Monthly Property Market News Round-Up November 2015
Property Sales Increasing
As we inch towards the end of 2015, property sales across Edinburgh and the Lothians have remained strong. Throughout the year, the number of homes changing hands has been at its highest level since the onset of the ‘credit crunch’ in 2008. The latest figures released by ESPC show that in the three months from August to October 2015, the number of homes sold in east central Scotland has risen by 15.2% compared to the same period in 2014.
West Lothian has experienced a record rise in property sales with an increase of 53.4% year-on-year for the three months from August to October 2015.
In Edinburgh, the majority of homes that are sold are now achieving a selling price that exceeds the property’s Home Report valuation. The average percentage of the Home Report valuation achieved for properties selling within the Capital has risen to 102%, an increase year-on-year, for the period August to October 2015, of 1.1%.
Prices Continuing Upwards
Continuing the trend that we have experienced during 2015, house prices are continuing to head north, with an increase of 1.5% across east central Scotland in the period from August to October 2015. Across the City of Edinburgh itself, the average property price, in the period from August to October 2015, rose by 3.1% annually, from £216,870 in 2014 to £223,489 this year.
There are sections of the market where prices are rising more quickly than the average. For example, two bedroom flats in Joppa and Portobello have seen an increase of 16.5% from £167,691 to £195,332, year-on-year, whilst one bedroom flats in the areas of Polwarth, Shandon and Tollcross have seen an increase of 10.7% from £145,400 to £160,882 as these areas become increasingly popular with First Time Buyers.
Caution of course must be exercised when looking at these statistics as the mix of property types sold in the periods of time being compared might have changed, for example, skewing the figures slightly. However, these numbers certainly are positive and are causes for optimism if you are thinking of selling a property in these areas.
Buy-to-Let Stamp Duty Increase in England and Wales
George Osborne’s ‘Autumn Statement’ announced a 3% surcharge on top of Stamp Duty Land Tax for people buying a buy-to-let property or a second home from April 2016 onwards. This will significantly increase purchase costs for landlord buyers. On a property worth £375,000, the Stamp Duty would rise from £3,750 to £12,000.
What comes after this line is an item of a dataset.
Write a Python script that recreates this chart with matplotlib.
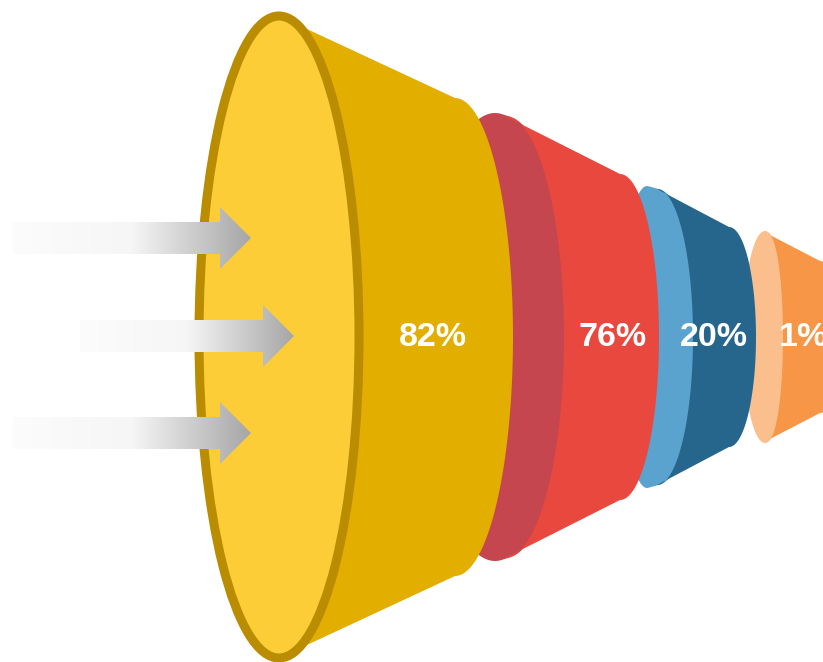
import numpy as np
import matplotlib
matplotlib.use("Agg")
import matplotlib.pyplot as plt
from matplotlib.patches import Ellipse, Polygon
from matplotlib.path import Path
from matplotlib.patches import PathPatch
from matplotlib.colors import LinearSegmentedColormap

# funnel stage labels
labels = ["82%", "76%", "20%", "1%"]
face_colors = ["#FDCD38", "#C5464F", "#5BA3CF", "#FBBF8E"]
body_colors = ["#E2AE00", "#E9483F", "#27668C", "#F79646"]

# layout of each stage (pixels): face cx, face a, face h,
# body arc cx, body arc b, back cx, back c, back h, label x
cy = 337
layout = [
    (279, 80, 321, 279, 80, 455, 58, 239, 433),
    (495, 70, 224, 505, 59, 620, 39, 163, 613),
    (647, 26, 151, 657, 36, 729, 27, 110, 714),
    (765, 22, 106, 768, 15, 820, 20, 76, 804),
]

# arrows: (x start, tip x, center y)
arrows = [(13, 251, 238), (80, 294, 336), (13, 251, 433)]

fig = plt.figure(figsize=(8.23, 6.62), dpi=100)
ax = fig.add_axes([0, 0, 1, 1])
ax.set_xlim(0, 823)
ax.set_ylim(662, 0)
ax.axis("off")


def half_arc(x, a, h, t0, t1, n=90):
    t = np.linspace(t0, t1, n)
    return list(zip(x + a * np.cos(t), cy + h * np.sin(t)))


def hull(pts):
    pts = sorted(set(pts))

    def cross(o, a, b):
        return (a[0] - o[0]) * (b[1] - o[1]) - (a[1] - o[1]) * (b[0] - o[0])

    lower, upper = [], []
    for p in pts:
        while len(lower) >= 2 and cross(lower[-2], lower[-1], p) <= 0:
            lower.pop()
        lower.append(p)
    for p in reversed(pts):
        while len(upper) >= 2 and cross(upper[-2], upper[-1], p) <= 0:
            upper.pop()
        upper.append(p)
    return lower[:-1] + upper[:-1]


def body_poly(fx, b, h, bx, c, hb):
    pts = [(fx, cy - h), (bx, cy - hb)]
    pts += half_arc(bx, c, hb, -np.pi / 2, np.pi / 2)
    pts += [(bx, cy + hb), (fx, cy + h)]
    pts += half_arc(fx, b, h, np.pi / 2, -np.pi / 2)
    return pts


# draw back stages first so front ones overlap them
for i in range(len(labels) - 1, -1, -1):
    fcx, fa, fh, bcx, bb, bx, c, hb, lx = layout[i]
    z = 10 - 2 * i
    if i > 0:
        # face shape reaches under the body arc so no gap shows
        bh = fh - 3
        pts = half_arc(fcx, fa, fh, 0, 2 * np.pi, 200)
        pts += half_arc(bcx, bb + 4, bh, 0, 2 * np.pi, 200)
        ax.add_patch(Polygon(hull(pts), closed=True, facecolor=face_colors[i],
                             edgecolor="none", zorder=z))
    else:
        bh = fh
    ax.add_patch(Polygon(body_poly(bcx, bb, bh, bx, c, hb), closed=True,
                         facecolor=body_colors[i], edgecolor="none",
                         zorder=z + 0.5))
    if i == 0:
        ax.add_patch(Ellipse((fcx, cy), 2 * fa, 2 * fh, facecolor=face_colors[i],
                             edgecolor="#BA8C00", linewidth=6.5, zorder=11))

cmap = LinearSegmentedColormap.from_list("g", ["#FCFCFC", "#F6F6F6", "#A6A6A6"])
for x0, tip, yc in arrows:
    hx = tip - 31
    verts = [(x0, yc - 16), (hx, yc - 16), (hx, yc - 31), (tip, yc),
             (hx, yc + 31), (hx, yc + 16), (x0, yc + 16), (x0, yc - 16)]
    patch = PathPatch(Path(verts, closed=True), facecolor="none", edgecolor="none")
    ax.add_patch(patch)
    grad = np.linspace(0, 1, 256).reshape(1, -1)
    im = ax.imshow(grad, cmap=cmap, extent=(x0, tip, yc + 31, yc - 31),
                   aspect="auto", zorder=12, interpolation="bilinear")
    im.set_clip_path(patch)

for i, lab in enumerate(labels):
    ax.text(layout[i][8], cy + 1, lab, color="white", fontsize=24.5,
            fontweight="bold", family="Liberation Sans",
            ha="center", va="center", zorder=20)

ax.set_xlim(0, 823)
ax.set_ylim(662, 0)
fig.savefig("out.png", dpi=100)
What this means is that Scotland might be a more attractive option for Buy-to-Let investors from April 2016 onwards. Scotland currently levies no separate surcharge for Buy-to-Let investors on top of Land and Buildings Transaction Tax (LBTT), which recently replaced Stamp Duty in Scotland.
Interest Rates Remain Unchanged
The Bank of England’s Monetary Policy Committee (MPC) voted eight to one in favour of keeping the Bank Rate at 0.5%. The rate has now stood at this historically low level for over six years as the Bank has tried to encourage consumer spending to stimulate economic activity. The Bank has reduced their outlook on estimated economic growth in 2015 from 2.8% to 2.7%, whilst cutting the outlook on economic growth in 2016 from 2.7% to to 2.5%. This means that an increase in interest rates is less likely in the immediate future.
Interestingly, there has been a slight change in recent weeks as to the prevailing feeling amongst experts about when interest rates might change.
Whilst many are still expecting a rise during the first half of 2016, there has been an increasing number of voices suggesting that any increase in rates may yet be some way off. Andy Haldane, Chief Economist at the Bank of England was reported as having said in September 2015 that the case for raising interest rates is “some way from being made”, whilst the economic analysts at Capital Economics were recently reported as saying that it was “easy to imagine rates not rising until the second half of next year”.
It remains to be seen whether these experts are right, but the longer that interest rates and therefore mortgage rates remain at historically low levels, the longer the housing market will benefit from increased affordability of mortgage finance, and therefore of housing, for potential property buyers in the UK.